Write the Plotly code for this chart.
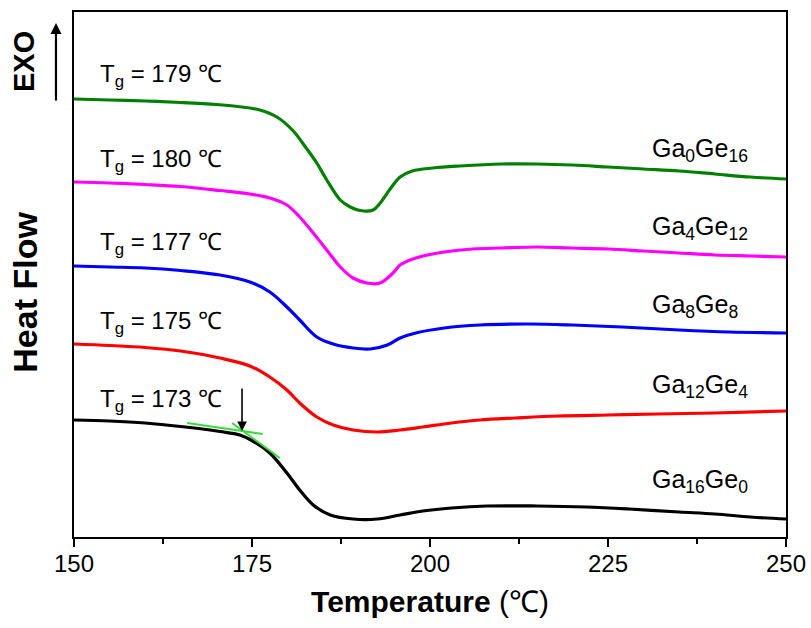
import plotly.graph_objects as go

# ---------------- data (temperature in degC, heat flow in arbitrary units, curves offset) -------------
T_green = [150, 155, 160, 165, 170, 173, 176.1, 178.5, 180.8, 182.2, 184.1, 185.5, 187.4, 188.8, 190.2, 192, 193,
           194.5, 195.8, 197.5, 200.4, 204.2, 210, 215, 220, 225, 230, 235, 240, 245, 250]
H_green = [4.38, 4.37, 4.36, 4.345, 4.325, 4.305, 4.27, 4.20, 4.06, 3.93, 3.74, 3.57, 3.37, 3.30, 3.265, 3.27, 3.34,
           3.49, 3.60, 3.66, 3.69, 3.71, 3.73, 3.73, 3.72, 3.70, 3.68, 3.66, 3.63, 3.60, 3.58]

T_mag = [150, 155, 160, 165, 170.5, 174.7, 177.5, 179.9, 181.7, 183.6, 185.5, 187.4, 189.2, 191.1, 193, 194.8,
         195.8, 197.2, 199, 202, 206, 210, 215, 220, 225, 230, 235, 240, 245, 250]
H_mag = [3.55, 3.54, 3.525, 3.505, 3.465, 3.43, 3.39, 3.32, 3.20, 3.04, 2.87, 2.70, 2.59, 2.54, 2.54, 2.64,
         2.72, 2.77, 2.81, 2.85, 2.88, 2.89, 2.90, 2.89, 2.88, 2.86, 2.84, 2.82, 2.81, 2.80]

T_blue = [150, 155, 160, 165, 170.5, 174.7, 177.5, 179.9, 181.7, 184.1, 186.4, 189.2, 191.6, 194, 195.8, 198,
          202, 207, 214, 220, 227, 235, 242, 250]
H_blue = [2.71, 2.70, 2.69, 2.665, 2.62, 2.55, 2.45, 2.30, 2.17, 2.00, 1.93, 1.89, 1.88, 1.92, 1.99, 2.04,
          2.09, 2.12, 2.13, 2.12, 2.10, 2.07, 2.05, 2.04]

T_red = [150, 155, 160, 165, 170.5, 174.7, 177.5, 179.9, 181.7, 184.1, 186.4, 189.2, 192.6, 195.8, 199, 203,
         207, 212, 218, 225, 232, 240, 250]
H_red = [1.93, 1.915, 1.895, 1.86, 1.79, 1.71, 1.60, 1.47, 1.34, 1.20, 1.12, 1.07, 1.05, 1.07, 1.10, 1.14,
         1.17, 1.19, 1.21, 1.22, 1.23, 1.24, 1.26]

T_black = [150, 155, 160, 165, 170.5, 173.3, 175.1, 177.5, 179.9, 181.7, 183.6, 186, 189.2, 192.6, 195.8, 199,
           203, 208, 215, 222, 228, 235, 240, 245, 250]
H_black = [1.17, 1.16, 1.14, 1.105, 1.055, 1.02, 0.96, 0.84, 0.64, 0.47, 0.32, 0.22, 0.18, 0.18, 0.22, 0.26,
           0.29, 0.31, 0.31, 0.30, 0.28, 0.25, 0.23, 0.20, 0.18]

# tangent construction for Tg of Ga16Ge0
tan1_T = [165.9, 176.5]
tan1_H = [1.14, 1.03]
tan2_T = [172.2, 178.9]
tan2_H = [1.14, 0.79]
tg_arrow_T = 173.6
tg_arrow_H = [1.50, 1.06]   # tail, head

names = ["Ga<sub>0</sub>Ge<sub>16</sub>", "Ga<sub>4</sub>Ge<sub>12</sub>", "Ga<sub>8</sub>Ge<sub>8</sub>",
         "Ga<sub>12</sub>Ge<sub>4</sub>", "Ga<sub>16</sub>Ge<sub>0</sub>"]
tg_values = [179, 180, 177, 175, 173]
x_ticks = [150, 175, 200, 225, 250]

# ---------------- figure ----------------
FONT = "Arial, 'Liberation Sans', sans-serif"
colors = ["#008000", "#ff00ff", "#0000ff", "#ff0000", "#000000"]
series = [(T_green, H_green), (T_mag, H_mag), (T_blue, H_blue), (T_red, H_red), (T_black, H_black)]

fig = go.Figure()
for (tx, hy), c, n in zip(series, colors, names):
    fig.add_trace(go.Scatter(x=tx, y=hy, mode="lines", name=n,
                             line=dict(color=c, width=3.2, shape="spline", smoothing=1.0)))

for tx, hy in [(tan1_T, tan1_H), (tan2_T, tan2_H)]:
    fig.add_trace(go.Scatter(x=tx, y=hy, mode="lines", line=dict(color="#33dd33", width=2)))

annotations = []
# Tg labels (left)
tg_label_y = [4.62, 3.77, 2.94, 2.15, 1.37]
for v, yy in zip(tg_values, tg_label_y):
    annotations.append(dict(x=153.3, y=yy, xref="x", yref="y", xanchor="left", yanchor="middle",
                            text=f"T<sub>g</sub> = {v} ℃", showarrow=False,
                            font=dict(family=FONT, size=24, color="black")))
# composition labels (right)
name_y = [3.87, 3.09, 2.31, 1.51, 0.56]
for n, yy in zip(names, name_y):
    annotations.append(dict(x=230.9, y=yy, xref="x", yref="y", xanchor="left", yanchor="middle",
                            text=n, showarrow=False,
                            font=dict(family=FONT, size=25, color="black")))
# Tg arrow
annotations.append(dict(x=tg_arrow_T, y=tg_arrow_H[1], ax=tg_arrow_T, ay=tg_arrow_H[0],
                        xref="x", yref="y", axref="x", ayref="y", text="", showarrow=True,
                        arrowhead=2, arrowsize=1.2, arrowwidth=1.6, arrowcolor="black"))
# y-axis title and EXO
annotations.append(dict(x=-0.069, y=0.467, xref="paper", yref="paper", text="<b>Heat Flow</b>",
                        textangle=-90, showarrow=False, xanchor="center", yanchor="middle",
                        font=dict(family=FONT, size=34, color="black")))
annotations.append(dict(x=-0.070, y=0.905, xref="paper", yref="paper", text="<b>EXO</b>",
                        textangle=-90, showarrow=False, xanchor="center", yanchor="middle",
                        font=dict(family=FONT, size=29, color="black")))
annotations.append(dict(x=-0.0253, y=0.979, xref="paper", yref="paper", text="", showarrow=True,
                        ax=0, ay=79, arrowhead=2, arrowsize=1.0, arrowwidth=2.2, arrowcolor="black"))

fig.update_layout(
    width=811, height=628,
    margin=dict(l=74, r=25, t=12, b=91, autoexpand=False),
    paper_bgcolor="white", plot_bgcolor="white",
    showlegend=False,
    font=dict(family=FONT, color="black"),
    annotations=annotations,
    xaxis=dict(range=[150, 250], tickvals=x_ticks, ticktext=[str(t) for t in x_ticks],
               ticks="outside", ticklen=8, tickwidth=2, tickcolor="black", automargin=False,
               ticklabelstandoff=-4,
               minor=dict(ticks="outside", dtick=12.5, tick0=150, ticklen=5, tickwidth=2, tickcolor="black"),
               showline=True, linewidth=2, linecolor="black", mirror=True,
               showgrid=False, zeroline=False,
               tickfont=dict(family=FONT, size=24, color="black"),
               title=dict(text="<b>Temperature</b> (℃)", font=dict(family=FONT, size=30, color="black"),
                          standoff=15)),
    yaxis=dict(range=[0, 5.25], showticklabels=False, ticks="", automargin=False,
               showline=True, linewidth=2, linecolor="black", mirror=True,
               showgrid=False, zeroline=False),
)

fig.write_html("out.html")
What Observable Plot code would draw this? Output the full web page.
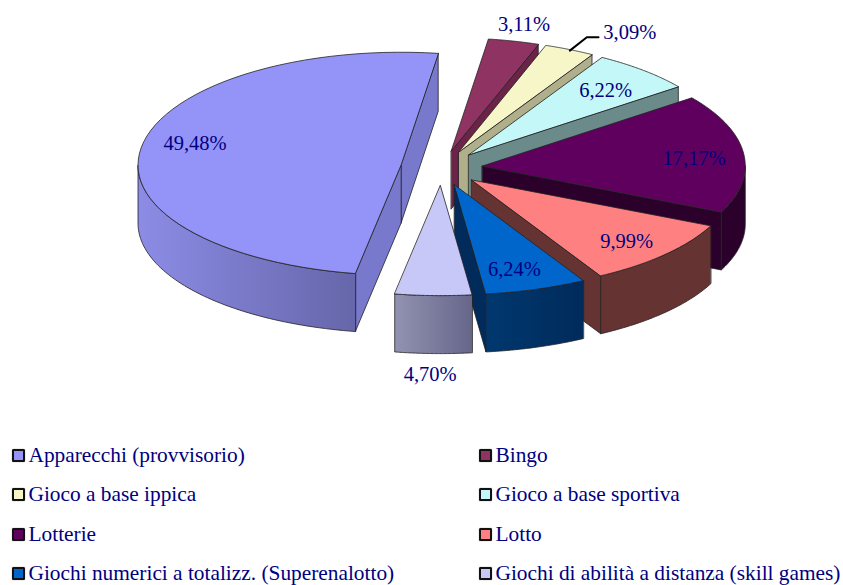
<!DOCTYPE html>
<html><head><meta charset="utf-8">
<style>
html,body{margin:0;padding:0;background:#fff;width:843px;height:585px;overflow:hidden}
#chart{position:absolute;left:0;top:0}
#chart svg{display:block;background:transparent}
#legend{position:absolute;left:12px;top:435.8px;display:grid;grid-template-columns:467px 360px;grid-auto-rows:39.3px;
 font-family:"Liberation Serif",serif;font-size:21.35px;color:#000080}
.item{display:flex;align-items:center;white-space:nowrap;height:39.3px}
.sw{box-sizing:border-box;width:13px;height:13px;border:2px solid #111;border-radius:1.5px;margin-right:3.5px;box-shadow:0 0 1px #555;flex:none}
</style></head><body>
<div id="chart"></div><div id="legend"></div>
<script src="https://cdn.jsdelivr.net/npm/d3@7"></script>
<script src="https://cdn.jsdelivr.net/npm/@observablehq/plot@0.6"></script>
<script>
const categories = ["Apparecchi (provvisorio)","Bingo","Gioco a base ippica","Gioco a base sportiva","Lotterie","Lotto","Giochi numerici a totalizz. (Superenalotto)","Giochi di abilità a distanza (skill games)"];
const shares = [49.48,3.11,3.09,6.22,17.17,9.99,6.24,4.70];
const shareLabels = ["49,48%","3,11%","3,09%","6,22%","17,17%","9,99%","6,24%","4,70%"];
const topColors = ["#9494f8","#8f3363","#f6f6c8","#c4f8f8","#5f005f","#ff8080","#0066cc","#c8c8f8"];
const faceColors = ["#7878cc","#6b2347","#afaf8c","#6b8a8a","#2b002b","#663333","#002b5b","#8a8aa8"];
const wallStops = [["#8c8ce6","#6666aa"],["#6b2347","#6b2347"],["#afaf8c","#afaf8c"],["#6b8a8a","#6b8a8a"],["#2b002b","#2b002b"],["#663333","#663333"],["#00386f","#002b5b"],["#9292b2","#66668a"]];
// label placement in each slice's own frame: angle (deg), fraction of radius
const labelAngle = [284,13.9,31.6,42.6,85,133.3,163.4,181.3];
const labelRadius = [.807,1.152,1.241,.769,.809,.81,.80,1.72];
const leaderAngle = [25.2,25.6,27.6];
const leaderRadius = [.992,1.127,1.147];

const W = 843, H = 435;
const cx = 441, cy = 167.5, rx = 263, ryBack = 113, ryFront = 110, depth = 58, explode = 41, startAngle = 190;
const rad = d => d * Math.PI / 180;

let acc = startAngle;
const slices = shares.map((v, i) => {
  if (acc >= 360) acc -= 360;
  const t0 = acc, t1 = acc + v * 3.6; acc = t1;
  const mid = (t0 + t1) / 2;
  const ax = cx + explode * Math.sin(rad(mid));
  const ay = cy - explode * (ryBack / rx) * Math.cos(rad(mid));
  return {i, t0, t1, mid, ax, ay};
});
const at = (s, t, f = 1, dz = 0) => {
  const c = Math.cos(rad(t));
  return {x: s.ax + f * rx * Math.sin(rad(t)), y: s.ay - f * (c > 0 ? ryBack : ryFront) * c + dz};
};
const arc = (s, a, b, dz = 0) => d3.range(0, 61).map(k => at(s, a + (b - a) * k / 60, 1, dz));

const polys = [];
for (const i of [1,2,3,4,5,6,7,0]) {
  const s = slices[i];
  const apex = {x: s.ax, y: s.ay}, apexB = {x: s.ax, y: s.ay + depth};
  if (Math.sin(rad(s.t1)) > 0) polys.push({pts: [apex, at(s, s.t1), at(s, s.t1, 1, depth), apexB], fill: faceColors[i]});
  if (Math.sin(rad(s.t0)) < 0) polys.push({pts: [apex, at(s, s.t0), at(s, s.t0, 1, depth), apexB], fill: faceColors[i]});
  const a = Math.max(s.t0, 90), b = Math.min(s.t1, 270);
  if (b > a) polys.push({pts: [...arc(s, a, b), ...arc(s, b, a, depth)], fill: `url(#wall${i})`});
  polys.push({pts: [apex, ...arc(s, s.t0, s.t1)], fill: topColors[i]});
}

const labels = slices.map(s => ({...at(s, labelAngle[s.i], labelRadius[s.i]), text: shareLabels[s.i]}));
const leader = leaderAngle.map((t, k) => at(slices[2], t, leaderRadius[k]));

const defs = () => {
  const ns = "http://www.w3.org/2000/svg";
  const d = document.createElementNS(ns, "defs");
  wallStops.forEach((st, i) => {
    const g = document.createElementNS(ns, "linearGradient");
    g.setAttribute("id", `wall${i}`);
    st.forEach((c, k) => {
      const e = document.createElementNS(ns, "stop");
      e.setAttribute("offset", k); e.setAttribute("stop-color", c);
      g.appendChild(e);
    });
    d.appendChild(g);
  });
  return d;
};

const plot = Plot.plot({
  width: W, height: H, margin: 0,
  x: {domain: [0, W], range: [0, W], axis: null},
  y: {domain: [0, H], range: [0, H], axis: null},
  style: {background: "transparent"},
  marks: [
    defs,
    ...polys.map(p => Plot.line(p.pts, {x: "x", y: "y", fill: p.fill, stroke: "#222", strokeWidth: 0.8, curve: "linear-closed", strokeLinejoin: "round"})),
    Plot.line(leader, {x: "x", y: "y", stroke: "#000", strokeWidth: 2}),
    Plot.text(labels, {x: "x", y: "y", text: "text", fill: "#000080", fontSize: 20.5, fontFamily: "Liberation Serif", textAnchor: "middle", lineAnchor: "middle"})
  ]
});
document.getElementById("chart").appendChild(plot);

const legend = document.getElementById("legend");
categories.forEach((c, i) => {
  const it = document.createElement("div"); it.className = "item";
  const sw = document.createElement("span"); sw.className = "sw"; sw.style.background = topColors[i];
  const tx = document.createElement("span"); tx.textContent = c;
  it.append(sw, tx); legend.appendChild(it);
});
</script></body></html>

-------

• Description of the task
Repeat the lines above, starting at the first and stopping after the line that holds "2.09, 2.12, 2.13, 2.12, 2.10, 2.07, 2.05, 2.04]", with the pictures left out.

• Finished task
Write the Plotly code for this chart.
import plotly.graph_objects as go

# ---------------- data (temperature in degC, heat flow in arbitrary units, curves offset) -------------
T_green = [150, 155, 160, 165, 170, 173, 176.1, 178.5, 180.8, 182.2, 184.1, 185.5, 187.4, 188.8, 190.2, 192, 193,
           194.5, 195.8, 197.5, 200.4, 204.2, 210, 215, 220, 225, 230, 235, 240, 245, 250]
H_green = [4.38, 4.37, 4.36, 4.345, 4.325, 4.305, 4.27, 4.20, 4.06, 3.93, 3.74, 3.57, 3.37, 3.30, 3.265, 3.27, 3.34,
           3.49, 3.60, 3.66, 3.69, 3.71, 3.73, 3.73, 3.72, 3.70, 3.68, 3.66, 3.63, 3.60, 3.58]

T_mag = [150, 155, 160, 165, 170.5, 174.7, 177.5, 179.9, 181.7, 183.6, 185.5, 187.4, 189.2, 191.1, 193, 194.8,
         195.8, 197.2, 199, 202, 206, 210, 215, 220, 225, 230, 235, 240, 245, 250]
H_mag = [3.55, 3.54, 3.525, 3.505, 3.465, 3.43, 3.39, 3.32, 3.20, 3.04, 2.87, 2.70, 2.59, 2.54, 2.54, 2.64,
         2.72, 2.77, 2.81, 2.85, 2.88, 2.89, 2.90, 2.89, 2.88, 2.86, 2.84, 2.82, 2.81, 2.80]

T_blue = [150, 155, 160, 165, 170.5, 174.7, 177.5, 179.9, 181.7, 184.1, 186.4, 189.2, 191.6, 194, 195.8, 198,
          202, 207, 214, 220, 227, 235, 242, 250]
H_blue = [2.71, 2.70, 2.69, 2.665, 2.62, 2.55, 2.45, 2.30, 2.17, 2.00, 1.93, 1.89, 1.88, 1.92, 1.99, 2.04,
          2.09, 2.12, 2.13, 2.12, 2.10, 2.07, 2.05, 2.04]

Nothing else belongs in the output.